Word for word, give the material below again, minus any images.

Dataset section —

------------------------------------------------------------------------

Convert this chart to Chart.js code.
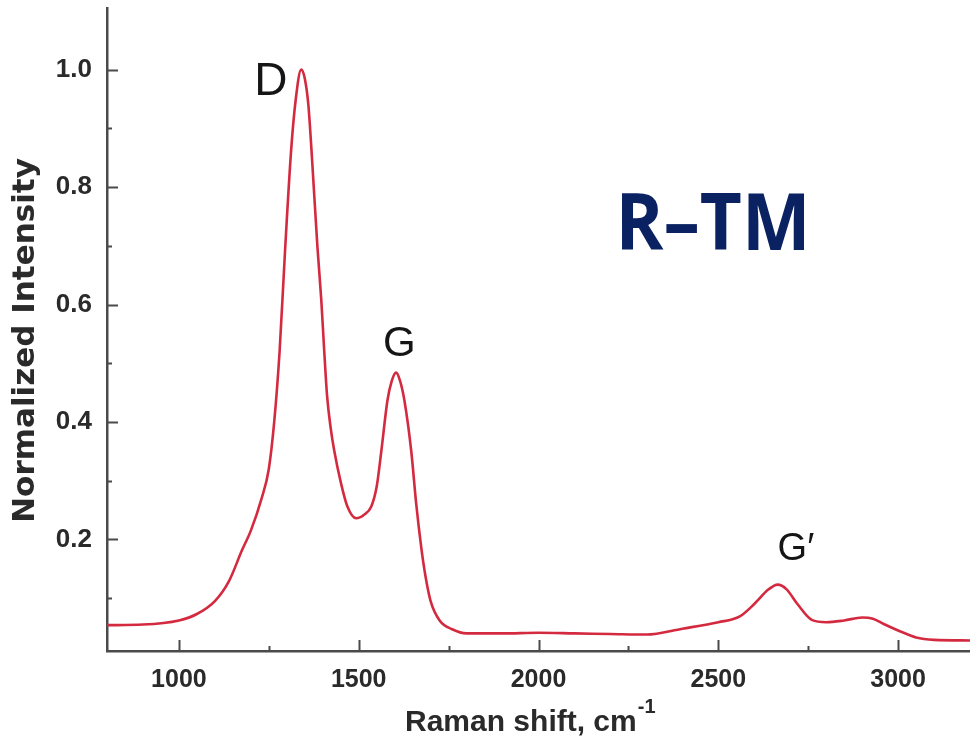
<!DOCTYPE html>
<html>
<head>
<meta charset="utf-8">
<script src="https://cdn.jsdelivr.net/npm/chart.js@4.4.1/dist/chart.umd.min.js"></script>
<style>
    html, body { margin: 0; padding: 0; background: #ffffff; }
    #wrap { width: 970px; height: 742px; position: relative; }
</style>
</head>
<body>
<div id="wrap"><canvas id="ramanChart"></canvas></div>
<script>
// Raman spectrum (cm-1 / normalized)
const ramanShift = [
    800, 900, 1000, 1050, 1100, 1140, 1175, 1200, 1230, 1250, 1265, 1280,
    1295, 1312, 1325, 1340, 1350, 1360, 1370, 1385, 1396, 1404, 1412, 1422,
    1432, 1451, 1468, 1493, 1515, 1535, 1550, 1563, 1580, 1592, 1604, 1615,
    1627, 1646, 1660, 1674, 1685, 1700, 1725, 1760, 1800, 1900, 2000, 2100,
    2200, 2300, 2400, 2500, 2560, 2600, 2640, 2665, 2690, 2720, 2760, 2800,
    2850, 2900, 2930, 2960, 3000, 3050, 3100, 3200
];
const intensity = [
    0.054, 0.055, 0.062, 0.073, 0.095, 0.130, 0.181, 0.215, 0.270, 0.320, 0.400, 0.520,
    0.690, 0.862, 0.950, 1.000, 0.985, 0.940, 0.850, 0.700, 0.607, 0.522, 0.445, 0.390,
    0.351, 0.295, 0.257, 0.236, 0.242, 0.256, 0.290, 0.351, 0.437, 0.470, 0.484, 0.470,
    0.437, 0.351, 0.260, 0.186, 0.140, 0.095, 0.062, 0.047, 0.040, 0.040, 0.041, 0.040,
    0.039, 0.038, 0.048, 0.059, 0.069, 0.090, 0.115, 0.123, 0.115, 0.090, 0.063, 0.059,
    0.062, 0.067, 0.065, 0.056, 0.045, 0.033, 0.029, 0.028
];

const xMajorTicks = [1000, 1500, 2000, 2500, 3000];
const xMinorTicks = [1250, 1750, 2250, 2750];
const yMajorTicks = [0.2, 0.4, 0.6, 0.8, 1.0];
const yMinorTicks = [0.1, 0.3, 0.5, 0.7, 0.9];

const peakNames = ['D', 'G', 'G\u2032'];
const sampleName = 'R\u2013TM';

(function () {
    const AXIS_COLOR = '#4a4a4a';
    const TEXT_COLOR = '#2a2a2a';
    const FONT = '"Liberation Sans", Arial, sans-serif';

    // inward tick marks, drawn on the library's own scales
    const innerTicks = {
        id: 'innerTicks',
        afterDraw(chart) {
            const ctx = chart.ctx;
            const x = chart.scales.x;
            const y = chart.scales.y;
            const area = chart.chartArea;

            ctx.save();
            ctx.strokeStyle = AXIS_COLOR;
            ctx.lineWidth = 2;
            ctx.beginPath();

            xMajorTicks.forEach((v) => {
                const px = Math.round(x.getPixelForValue(v)) + 0.5;
                ctx.moveTo(px, area.bottom);
                ctx.lineTo(px, area.bottom - 11);
            });
            xMinorTicks.forEach((v) => {
                const px = Math.round(x.getPixelForValue(v)) + 0.5;
                ctx.moveTo(px, area.bottom);
                ctx.lineTo(px, area.bottom - 5);
            });
            yMajorTicks.forEach((v) => {
                const py = Math.round(y.getPixelForValue(v)) + 0.5;
                ctx.moveTo(area.left, py);
                ctx.lineTo(area.left + 11, py);
            });
            yMinorTicks.forEach((v) => {
                const py = Math.round(y.getPixelForValue(v)) + 0.5;
                ctx.moveTo(area.left, py);
                ctx.lineTo(area.left + 5, py);
            });

            ctx.stroke();
            ctx.restore();
        },
    };

    // peak names, sample name and the axis titles
    const textMarks = {
        id: 'textMarks',
        afterDraw(chart) {
            const ctx = chart.ctx;
            const x = chart.scales.x;
            const y = chart.scales.y;
            const area = chart.chartArea;

            ctx.save();
            ctx.textBaseline = 'middle';
            ctx.textAlign = 'center';
            ctx.fillStyle = '#151515';

            ctx.font = '46px ' + FONT;
            ctx.fillText(peakNames[0], x.getPixelForValue(1256), y.getPixelForValue(0.978));

            ctx.font = '42px ' + FONT;
            ctx.fillText(peakNames[1], x.getPixelForValue(1613), y.getPixelForValue(0.532));

            ctx.font = '38px ' + FONT;
            ctx.fillText(peakNames[2], x.getPixelForValue(2716), y.getPixelForValue(0.183));

            // sample name, squeezed a little to match the narrow bold face
            ctx.textAlign = 'left';
            ctx.fillStyle = '#0b2262';
            ctx.font = 'bold 79px "Open Sans", ' + FONT;
            const nameW = ctx.measureText(sampleName).width;
            ctx.save();
            ctx.translate(x.getPixelForValue(2214), y.getPixelForValue(0.731));
            ctx.scale(195 / nameW, 1);
            ctx.fillText(sampleName, 0, 0);
            ctx.restore();

            // y axis title
            ctx.save();
            ctx.fillStyle = TEXT_COLOR;
            ctx.textAlign = 'center';
            ctx.font = 'bold 31px "DejaVu Sans", ' + FONT;
            ctx.translate(26, (area.top + area.bottom) / 2 + 11);
            ctx.rotate(-Math.PI / 2);
            ctx.fillText('Normalized Intensity', 0, 0);
            ctx.restore();

            // x axis title with superscript
            const main = 'Raman shift, cm';
            const sup = '-1';
            ctx.fillStyle = TEXT_COLOR;
            ctx.textAlign = 'left';
            ctx.font = 'bold 30px ' + FONT;
            const wMain = ctx.measureText(main).width;
            const startX = 405;
            ctx.fillText(main, startX, 723);
            ctx.font = 'bold 20px ' + FONT;
            ctx.fillText(sup, startX + wMain + 1, 707);

            ctx.restore();
        },
    };

    const points = ramanShift.map((v, i) => ({ x: v, y: intensity[i] }));

    const canvas = document.getElementById('ramanChart');

    new Chart(canvas.getContext('2d'), {
        type: 'line',
        data: {
            datasets: [
                {
                    label: 'R-TM',
                    data: points,
                    borderColor: '#d42a40',
                    borderWidth: 2.6,
                    pointRadius: 0,
                    fill: false,
                    cubicInterpolationMode: 'monotone',
                },
            ],
        },
        options: {
            responsive: true,
            maintainAspectRatio: false,
            animation: false,
            events: [],
            layout: {
                padding: { top: 8, right: 0, bottom: 0, left: 0 },
            },
            plugins: {
                legend: { display: false },
                tooltip: { enabled: false },
            },
            scales: {
                x: {
                    type: 'linear',
                    min: 800,
                    max: 3200,
                    afterBuildTicks(scale) {
                        scale.ticks = xMajorTicks.map((v) => ({ value: v }));
                    },
                    afterFit(scale) {
                        scale.height = 91;
                        scale.paddingLeft = 0;
                        scale.paddingRight = 0;
                    },
                    grid: { display: false, drawTicks: false },
                    border: { display: true, color: AXIS_COLOR, width: 2.5 },
                    ticks: {
                        color: TEXT_COLOR,
                        padding: 14,
                        maxRotation: 0,
                        font: { family: FONT, size: 25, weight: 'bold' },
                        callback(value) {
                            return String(value);
                        },
                    },
                },
                y: {
                    type: 'linear',
                    min: 0.01,
                    max: 1.105,
                    afterBuildTicks(scale) {
                        scale.ticks = yMajorTicks.map((v) => ({ value: v }));
                    },
                    afterFit(scale) {
                        scale.width = 107;
                        scale.paddingTop = 0;
                        scale.paddingBottom = 0;
                    },
                    grid: { display: false, drawTicks: false },
                    border: { display: true, color: AXIS_COLOR, width: 2.5 },
                    ticks: {
                        color: TEXT_COLOR,
                        padding: 15,
                        font: { family: FONT, size: 26, weight: 'bold' },
                        callback(value) {
                            return Number(value).toFixed(1);
                        },
                    },
                },
            },
        },
        plugins: [innerTicks, textMarks],
    });
})();
</script>
</body>
</html>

------------------------------------------------------------------------

Result for this task —
Convert this chart to Chart.js code.
<!DOCTYPE html>
<html>
<head>
<meta charset="utf-8">
<script src="https://cdn.jsdelivr.net/npm/chart.js@4.4.1/dist/chart.umd.min.js"></script>
<style>
    html, body { margin: 0; padding: 0; background: #ffffff; }
    #wrap { width: 970px; height: 742px; position: relative; }
</style>
</head>
<body>
<div id="wrap"><canvas id="ramanChart"></canvas></div>
<script>
// Raman spectrum (cm-1 / normalized)
const ramanShift = [
    800, 900, 1000, 1050, 1100, 1140, 1175, 1200, 1230, 1250, 1265, 1280,
    1295, 1312, 1325, 1340, 1350, 1360, 1370, 1385, 1396, 1404, 1412, 1422,
    1432, 1451, 1468, 1493, 1515, 1535, 1550, 1563, 1580, 1592, 1604, 1615,
    1627, 1646, 1660, 1674, 1685, 1700, 1725, 1760, 1800, 1900, 2000, 2100,
    2200, 2300, 2400, 2500, 2560, 2600, 2640, 2665, 2690, 2720, 2760, 2800,
    2850, 2900, 2930, 2960, 3000, 3050, 3100, 3200
];
const intensity = [
    0.054, 0.055, 0.062, 0.073, 0.095, 0.130, 0.181, 0.215, 0.270, 0.320, 0.400, 0.520,
    0.690, 0.862, 0.950, 1.000, 0.985, 0.940, 0.850, 0.700, 0.607, 0.522, 0.445, 0.390,
    0.351, 0.295, 0.257, 0.236, 0.242, 0.256, 0.290, 0.351, 0.437, 0.470, 0.484, 0.470,
    0.437, 0.351, 0.260, 0.186, 0.140, 0.095, 0.062, 0.047, 0.040, 0.040, 0.041, 0.040,
    0.039, 0.038, 0.048, 0.059, 0.069, 0.090, 0.115, 0.123, 0.115, 0.090, 0.063, 0.059,
    0.062, 0.067, 0.065, 0.056, 0.045, 0.033, 0.029, 0.028
];

const xMajorTicks = [1000, 1500, 2000, 2500, 3000];
const xMinorTicks = [1250, 1750, 2250, 2750];
const yMajorTicks = [0.2, 0.4, 0.6, 0.8, 1.0];
const yMinorTicks = [0.1, 0.3, 0.5, 0.7, 0.9];

const peakNames = ['D', 'G', 'G\u2032'];
const sampleName = 'R\u2013TM';

(function () {
    const AXIS_COLOR = '#4a4a4a';
    const TEXT_COLOR = '#2a2a2a';
    const FONT = '"Liberation Sans", Arial, sans-serif';

    // inward tick marks, drawn on the library's own scales
    const innerTicks = {
        id: 'innerTicks',
        afterDraw(chart) {
            const ctx = chart.ctx;
            const x = chart.scales.x;
            const y = chart.scales.y;
            const area = chart.chartArea;

            ctx.save();
            ctx.strokeStyle = AXIS_COLOR;
            ctx.lineWidth = 2;
            ctx.beginPath();

            xMajorTicks.forEach((v) => {
                const px = Math.round(x.getPixelForValue(v)) + 0.5;
                ctx.moveTo(px, area.bottom);
                ctx.lineTo(px, area.bottom - 11);
            });
            xMinorTicks.forEach((v) => {
                const px = Math.round(x.getPixelForValue(v)) + 0.5;
                ctx.moveTo(px, area.bottom);
                ctx.lineTo(px, area.bottom - 5);
            });
            yMajorTicks.forEach((v) => {
                const py = Math.round(y.getPixelForValue(v)) + 0.5;
                ctx.moveTo(area.left, py);
                ctx.lineTo(area.left + 11, py);
            });
            yMinorTicks.forEach((v) => {
                const py = Math.round(y.getPixelForValue(v)) + 0.5;
                ctx.moveTo(area.left, py);
                ctx.lineTo(area.left + 5, py);
            });

            ctx.stroke();
            ctx.restore();
        },
    };

    // peak names, sample name and the axis titles
    const textMarks = {
        id: 'textMarks',
        afterDraw(chart) {
            const ctx = chart.ctx;
            const x = chart.scales.x;
            const y = chart.scales.y;
            const area = chart.chartArea;

            ctx.save();
            ctx.textBaseline = 'middle';
            ctx.textAlign = 'center';
            ctx.fillStyle = '#151515';

            ctx.font = '46px ' + FONT;
            ctx.fillText(peakNames[0], x.getPixelForValue(1256), y.getPixelForValue(0.978));

            ctx.font = '42px ' + FONT;
            ctx.fillText(peakNames[1], x.getPixelForValue(1613), y.getPixelForValue(0.532));

            ctx.font = '38px ' + FONT;
            ctx.fillText(peakNames[2], x.getPixelForValue(2716), y.getPixelForValue(0.183));

            // sample name, squeezed a little to match the narrow bold face
            ctx.textAlign = 'left';
            ctx.fillStyle = '#0b2262';
            ctx.font = 'bold 79px "Open Sans", ' + FONT;
            const nameW = ctx.measureText(sampleName).width;
            ctx.save();
            ctx.translate(x.getPixelForValue(2214), y.getPixelForValue(0.731));
            ctx.scale(195 / nameW, 1);
            ctx.fillText(sampleName, 0, 0);
            ctx.restore();

            // y axis title
            ctx.save();
            ctx.fillStyle = TEXT_COLOR;
            ctx.textAlign = 'center';
            ctx.font = 'bold 31px "DejaVu Sans", ' + FONT;
            ctx.translate(26, (area.top + area.bottom) / 2 + 11);
            ctx.rotate(-Math.PI / 2);
            ctx.fillText('Normalized Intensity', 0, 0);
            ctx.restore();

            // x axis title with superscript
            const main = 'Raman shift, cm';
            const sup = '-1';
            ctx.fillStyle = TEXT_COLOR;
            ctx.textAlign = 'left';
            ctx.font = 'bold 30px ' + FONT;
            const wMain = ctx.measureText(main).width;
            const startX = 405;
            ctx.fillText(main, startX, 723);
            ctx.font = 'bold 20px ' + FONT;
            ctx.fillText(sup, startX + wMain + 1, 707);

            ctx.restore();
        },
    };

    const points = ramanShift.map((v, i) => ({ x: v, y: intensity[i] }));

    const canvas = document.getElementById('ramanChart');

    new Chart(canvas.getContext('2d'), {
        type: 'line',
        data: {
            datasets: [
                {
                    label: 'R-TM',
                    data: points,
                    borderColor: '#d42a40',
                    borderWidth: 2.6,
                    pointRadius: 0,
                    fill: false,
                    cubicInterpolationMode: 'monotone',
                },
            ],
        },
        options: {
            responsive: true,
            maintainAspectRatio: false,
            animation: false,
            events: [],
            layout: {
                padding: { top: 8, right: 0, bottom: 0, left: 0 },
            },
            plugins: {
                legend: { display: false },
                tooltip: { enabled: false },
            },
            scales: {
                x: {
                    type: 'linear',
                    min: 800,
                    max: 3200,
                    afterBuildTicks(scale) {
                        scale.ticks = xMajorTicks.map((v) => ({ value: v }));
                    },
                    afterFit(scale) {
                        scale.height = 91;
                        scale.paddingLeft = 0;
                        scale.paddingRight = 0;
                    },
                    grid: { display: false, drawTicks: false },
                    border: { display: true, color: AXIS_COLOR, width: 2.5 },
                    ticks: {
                        color: TEXT_COLOR,
                        padding: 14,
                        maxRotation: 0,
                        font: { family: FONT, size: 25, weight: 'bold' },
                        callback(value) {
                            return String(value);
                        },
                    },
                },
                y: {
                    type: 'linear',
                    min: 0.01,
                    max: 1.105,
                    afterBuildTicks(scale) {
                        scale.ticks = yMajorTicks.map((v) => ({ value: v }));
                    },
                    afterFit(scale) {
                        scale.width = 107;
                        scale.paddingTop = 0;
                        scale.paddingBottom = 0;
                    },
                    grid: { display: false, drawTicks: false },
                    border: { display: true, color: AXIS_COLOR, width: 2.5 },
                    ticks: {
                        color: TEXT_COLOR,
                        padding: 15,
                        font: { family: FONT, size: 26, weight: 'bold' },
                        callback(value) {
                            return Number(value).toFixed(1);
                        },
                    },
                },
            },
        },
        plugins: [innerTicks, textMarks],
    });
})();
</script>
</body>
</html>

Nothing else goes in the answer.